しかしだからといって絶対に甘い言葉に騙されてはいけない。使うだけで痩せるサプリはないし筋肉もりもりマッチョマンの変態になれるサプリもない。これは当時サプリメントの怖さを何も知らなかったイキリトレーニー(筆者)の一万円ドブ捨て失敗談である。

・失敗談の前に

筋トレ始めて約3年、今の筆者は専門的な知識もあり多くのトレーニングをこなせるようになっており、世界的に有名なパーソナルトレーナーの資格「NSCA-CPT」を取得している。

そんな自分も今まで失敗はたくさんしてきた。そのうちの1つが一万円ドブ捨て事件である。


・めちゃくちゃ調子に乗ってた

事件は筆者がまだトレーニングを始めて8ヶ月ほどのときに起きた。

当時トレーニングにも慣れて、一般人より知識のあった筆者は友人たちにドヤ顔でサプリメントの効果やトレーニングについて語っていた。
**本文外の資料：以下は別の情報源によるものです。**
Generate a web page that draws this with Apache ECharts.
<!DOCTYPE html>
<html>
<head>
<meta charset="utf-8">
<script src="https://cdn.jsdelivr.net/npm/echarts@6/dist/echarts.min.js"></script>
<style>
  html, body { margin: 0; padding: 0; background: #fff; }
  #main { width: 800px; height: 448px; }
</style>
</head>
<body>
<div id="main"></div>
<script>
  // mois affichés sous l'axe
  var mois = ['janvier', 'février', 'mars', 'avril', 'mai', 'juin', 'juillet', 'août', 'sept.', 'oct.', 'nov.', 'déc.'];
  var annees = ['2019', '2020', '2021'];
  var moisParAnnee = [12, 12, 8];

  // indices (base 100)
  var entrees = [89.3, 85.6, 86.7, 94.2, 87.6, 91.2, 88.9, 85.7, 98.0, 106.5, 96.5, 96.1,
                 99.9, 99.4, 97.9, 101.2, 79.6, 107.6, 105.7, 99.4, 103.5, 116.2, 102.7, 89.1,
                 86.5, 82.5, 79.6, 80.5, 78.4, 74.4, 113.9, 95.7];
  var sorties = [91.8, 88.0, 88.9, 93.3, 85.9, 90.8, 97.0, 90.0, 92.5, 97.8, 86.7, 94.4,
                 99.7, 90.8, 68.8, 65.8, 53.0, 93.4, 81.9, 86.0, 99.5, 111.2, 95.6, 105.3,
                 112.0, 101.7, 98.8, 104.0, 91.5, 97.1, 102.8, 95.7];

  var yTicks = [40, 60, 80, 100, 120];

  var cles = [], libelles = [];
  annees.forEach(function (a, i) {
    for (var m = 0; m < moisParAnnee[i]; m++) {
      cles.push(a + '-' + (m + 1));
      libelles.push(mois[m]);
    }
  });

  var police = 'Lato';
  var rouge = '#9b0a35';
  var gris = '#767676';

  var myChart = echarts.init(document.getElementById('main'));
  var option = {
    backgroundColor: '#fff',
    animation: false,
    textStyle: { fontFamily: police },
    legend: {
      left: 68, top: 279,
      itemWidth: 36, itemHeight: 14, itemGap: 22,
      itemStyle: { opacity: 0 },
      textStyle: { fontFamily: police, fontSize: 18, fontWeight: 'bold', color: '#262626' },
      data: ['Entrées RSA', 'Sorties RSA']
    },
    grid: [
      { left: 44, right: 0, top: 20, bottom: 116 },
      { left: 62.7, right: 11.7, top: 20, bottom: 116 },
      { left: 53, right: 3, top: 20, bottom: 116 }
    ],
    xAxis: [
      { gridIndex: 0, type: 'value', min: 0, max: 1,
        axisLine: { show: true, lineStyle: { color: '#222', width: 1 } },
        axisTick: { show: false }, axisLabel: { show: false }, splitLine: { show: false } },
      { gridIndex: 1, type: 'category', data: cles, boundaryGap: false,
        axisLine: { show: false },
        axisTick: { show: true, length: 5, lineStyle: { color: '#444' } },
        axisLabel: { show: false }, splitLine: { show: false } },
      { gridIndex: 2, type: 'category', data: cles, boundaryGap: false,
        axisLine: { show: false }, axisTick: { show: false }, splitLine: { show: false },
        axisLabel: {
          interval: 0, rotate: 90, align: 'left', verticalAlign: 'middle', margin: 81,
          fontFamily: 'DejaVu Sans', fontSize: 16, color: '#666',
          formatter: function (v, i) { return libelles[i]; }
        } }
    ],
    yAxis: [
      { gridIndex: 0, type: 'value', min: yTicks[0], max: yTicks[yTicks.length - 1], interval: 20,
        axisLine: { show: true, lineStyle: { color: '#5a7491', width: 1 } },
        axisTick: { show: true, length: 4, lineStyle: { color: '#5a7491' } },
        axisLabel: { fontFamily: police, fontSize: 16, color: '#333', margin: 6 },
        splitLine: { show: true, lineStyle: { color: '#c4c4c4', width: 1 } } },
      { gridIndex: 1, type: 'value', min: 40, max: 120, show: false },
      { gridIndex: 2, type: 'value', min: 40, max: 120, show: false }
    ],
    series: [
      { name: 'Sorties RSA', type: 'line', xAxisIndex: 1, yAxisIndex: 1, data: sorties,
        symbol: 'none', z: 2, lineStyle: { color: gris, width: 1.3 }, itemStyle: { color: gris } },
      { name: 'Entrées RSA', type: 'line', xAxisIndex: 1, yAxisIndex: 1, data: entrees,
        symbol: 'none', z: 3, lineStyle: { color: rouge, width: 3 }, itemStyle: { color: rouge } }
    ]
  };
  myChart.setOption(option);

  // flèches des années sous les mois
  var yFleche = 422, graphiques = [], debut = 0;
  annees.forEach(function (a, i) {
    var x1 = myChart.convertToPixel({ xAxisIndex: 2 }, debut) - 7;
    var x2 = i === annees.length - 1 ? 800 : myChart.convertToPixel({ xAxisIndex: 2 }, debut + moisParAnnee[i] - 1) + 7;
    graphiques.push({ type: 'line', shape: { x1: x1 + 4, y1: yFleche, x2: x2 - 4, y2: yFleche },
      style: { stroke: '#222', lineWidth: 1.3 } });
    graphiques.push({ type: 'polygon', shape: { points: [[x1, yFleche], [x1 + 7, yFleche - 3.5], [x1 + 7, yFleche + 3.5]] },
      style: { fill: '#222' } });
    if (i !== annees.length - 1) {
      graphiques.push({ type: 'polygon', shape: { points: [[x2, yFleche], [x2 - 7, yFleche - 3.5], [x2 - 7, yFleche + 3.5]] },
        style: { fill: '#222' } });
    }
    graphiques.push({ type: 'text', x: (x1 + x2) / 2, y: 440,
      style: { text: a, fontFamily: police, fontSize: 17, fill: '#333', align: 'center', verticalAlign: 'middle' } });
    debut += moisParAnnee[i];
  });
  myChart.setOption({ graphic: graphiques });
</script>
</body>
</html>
よく考えればめちゃくちゃキモい。

そんなある日、日課の筋トレYouTube漁りをしていたところ とあるボディビルダーの方がファットバーナーと呼ばれる種類のサプリメントを紹介していた。ファットバーナーとはその名の通りファット(脂肪)をバーナー(燃焼)するサプリメントで、カフェインカルニチンといった脂肪燃焼に関わる成分を多く含んでいる。

当然これは脂肪燃焼を助けるだけで、飲めばみるみる体重が落ちるといった魔法のアイテムではない。当時トレーニングをしてはいるも、トレーニングで消費したカロリーを打ち消すほどメシを食う妖怪であった筆者はなかなか体重が落ちないことに悩んでいた。


「何で体重落ちひんねやろ」


メシめっちゃ食うからや。いま振り返れば簡単にわかるが、当時の筆者はわからなかった。そんなところに舞い降りてきたファットバーナーの情報である。飛びつかない手はない。
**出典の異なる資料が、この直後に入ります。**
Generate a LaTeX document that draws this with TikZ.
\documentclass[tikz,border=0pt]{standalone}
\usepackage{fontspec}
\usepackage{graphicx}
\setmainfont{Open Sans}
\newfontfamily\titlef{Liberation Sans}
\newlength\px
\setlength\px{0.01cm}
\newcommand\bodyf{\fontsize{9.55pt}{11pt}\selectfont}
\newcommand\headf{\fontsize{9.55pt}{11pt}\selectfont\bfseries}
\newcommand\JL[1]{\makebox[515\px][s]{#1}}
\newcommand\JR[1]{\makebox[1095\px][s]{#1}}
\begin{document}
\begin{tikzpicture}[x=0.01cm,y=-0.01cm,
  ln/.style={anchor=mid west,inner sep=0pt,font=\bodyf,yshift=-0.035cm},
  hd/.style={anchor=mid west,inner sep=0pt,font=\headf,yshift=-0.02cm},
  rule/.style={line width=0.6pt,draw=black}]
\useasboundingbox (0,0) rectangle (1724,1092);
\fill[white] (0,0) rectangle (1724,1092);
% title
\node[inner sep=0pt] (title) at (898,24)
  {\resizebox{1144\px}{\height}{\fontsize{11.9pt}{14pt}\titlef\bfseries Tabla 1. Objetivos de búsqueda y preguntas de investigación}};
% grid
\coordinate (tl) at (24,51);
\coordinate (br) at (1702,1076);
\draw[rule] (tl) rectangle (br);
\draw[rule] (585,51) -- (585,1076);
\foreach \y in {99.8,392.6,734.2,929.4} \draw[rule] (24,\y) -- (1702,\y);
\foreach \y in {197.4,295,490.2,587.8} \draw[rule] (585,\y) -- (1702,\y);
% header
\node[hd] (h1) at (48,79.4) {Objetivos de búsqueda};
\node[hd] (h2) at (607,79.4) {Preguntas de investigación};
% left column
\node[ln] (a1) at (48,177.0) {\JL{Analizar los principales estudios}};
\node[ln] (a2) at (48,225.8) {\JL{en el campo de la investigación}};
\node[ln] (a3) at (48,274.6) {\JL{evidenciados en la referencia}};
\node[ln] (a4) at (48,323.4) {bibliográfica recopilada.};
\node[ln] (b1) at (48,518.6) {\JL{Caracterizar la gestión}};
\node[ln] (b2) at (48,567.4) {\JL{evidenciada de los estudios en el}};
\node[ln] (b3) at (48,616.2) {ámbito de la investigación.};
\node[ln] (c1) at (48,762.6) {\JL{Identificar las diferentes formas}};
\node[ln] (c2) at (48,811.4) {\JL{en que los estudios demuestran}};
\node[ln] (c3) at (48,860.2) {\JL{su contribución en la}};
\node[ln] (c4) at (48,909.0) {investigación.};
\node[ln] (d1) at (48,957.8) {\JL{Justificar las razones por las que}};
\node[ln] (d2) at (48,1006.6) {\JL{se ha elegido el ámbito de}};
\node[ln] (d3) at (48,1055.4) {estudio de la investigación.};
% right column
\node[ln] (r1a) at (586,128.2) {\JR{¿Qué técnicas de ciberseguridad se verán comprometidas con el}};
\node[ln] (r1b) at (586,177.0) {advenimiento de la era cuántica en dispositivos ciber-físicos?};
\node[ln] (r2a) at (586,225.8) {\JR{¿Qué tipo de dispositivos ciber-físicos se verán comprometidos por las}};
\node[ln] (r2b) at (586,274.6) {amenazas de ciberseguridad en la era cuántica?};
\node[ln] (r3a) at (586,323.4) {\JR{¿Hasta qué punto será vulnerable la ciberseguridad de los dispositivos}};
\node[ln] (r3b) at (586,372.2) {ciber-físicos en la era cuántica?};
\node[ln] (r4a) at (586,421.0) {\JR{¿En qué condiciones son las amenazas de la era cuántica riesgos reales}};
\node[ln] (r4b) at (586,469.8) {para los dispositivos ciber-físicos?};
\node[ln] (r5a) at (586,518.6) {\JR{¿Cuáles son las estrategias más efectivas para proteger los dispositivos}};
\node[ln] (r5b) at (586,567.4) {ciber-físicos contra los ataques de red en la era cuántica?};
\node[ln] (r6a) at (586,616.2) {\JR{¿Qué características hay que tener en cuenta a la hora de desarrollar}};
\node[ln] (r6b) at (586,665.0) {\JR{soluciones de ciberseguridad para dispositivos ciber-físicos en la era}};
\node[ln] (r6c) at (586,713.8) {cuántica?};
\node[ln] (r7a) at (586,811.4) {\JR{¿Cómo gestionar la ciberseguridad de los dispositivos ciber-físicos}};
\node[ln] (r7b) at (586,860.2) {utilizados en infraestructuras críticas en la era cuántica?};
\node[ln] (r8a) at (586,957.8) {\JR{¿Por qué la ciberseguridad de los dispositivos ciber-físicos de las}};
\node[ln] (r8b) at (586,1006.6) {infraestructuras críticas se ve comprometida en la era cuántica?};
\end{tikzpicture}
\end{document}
こうして筆者は、本来ファッションや遊びに使う貴重なお金を危険なサプリメントに投じて悪夢を見ることとなった。

ちなみに、そのボディビルダーの方は動画内でしっかり上級者用サプリメントだとちゃんとおっしゃってました。当時筋トレ8ヶ月の筆者、どこが上級者やねん


・悪夢への1歩

海外から送られてくるのをワクワクして待つこと約3週間、ついにその悪魔のサプリメントは届いた。これで俺も痩せてデブやった自分とはおさらばや! あまりにも発想が単調、世の中そんな簡単に痩せるなら世界の肥満問題もっと解決してる。しかし筆者はまだ気づかない。

怖くないわけではなかった。あまりにも怪しい色、容器の中から臭う、鼻がひん曲がりそうなTHE・薬品臭。人間を警戒させるにはあまりに十分すぎる要素。

だが人の欲望は時に

恐怖を凌駕する


・一万円の消失

服用して十数分後の俺はまさしく絶好調。例のサプリメントは脂肪燃焼効果に加えて集中力アップの効果があると謳(うた)っていた。加えて高額なサプリメントを使っているから “今の俺はやれる” という思い込み効果で、トレーニングにおいて最高のコンディションだった。

いける……! このサプリなら行けるぞ! その浮かれ状態から1時間後、地獄は始まった


おかしい、トレーニングの後はすぐお腹が空いて晩御飯がいつも待ち遠しいはずなのに、お腹が空かないばかりか胃がムカムカして吐き気がするし、何かを口に入れるのを体が全力で拒否してくる。数時間もすれば収まったが、収まるまで何もする気が起きなかった。

普通ならここで体に合わないから辞めるのが普通。しかし変にトレーニングのコンディションが良かった上にサプリが高額だったので辞められなかった。きっとこれは初めて使ったから体がまだ慣れてないだけだろう……そう信じて1週間使い続けたが症状は一切改善せず、そのサプリは筆者のサプリメント入れの奥底に消えていくこととなった。


・知っておいてほしいこと

ここからは有資格者として失敗者として知っておいてほしいことをお伝えする。まずサプリメントは正しく使用してほしい。今回は失敗したサプリメントの話をしたが、正しく使用して筆者をレベルアップさせてくれたサプリメントもたくさんある。

だからこそ、そのサプリメントが自分のためになるか知る必要がある。買おうとしているサプリメントは本当に必要か、中の成分に危険なものは入っていないか見極められないのであれば、そのサプリメントは買うべきではない

筆者のような悲しい失敗を他の方が起こしてしまわないように、この失敗談が皆さんの快適なトレーニングライフを作る礎になることを切に願う。

※記事の写真内で使用しているボトルと筆者が使用したサプリメントは全くの別物です。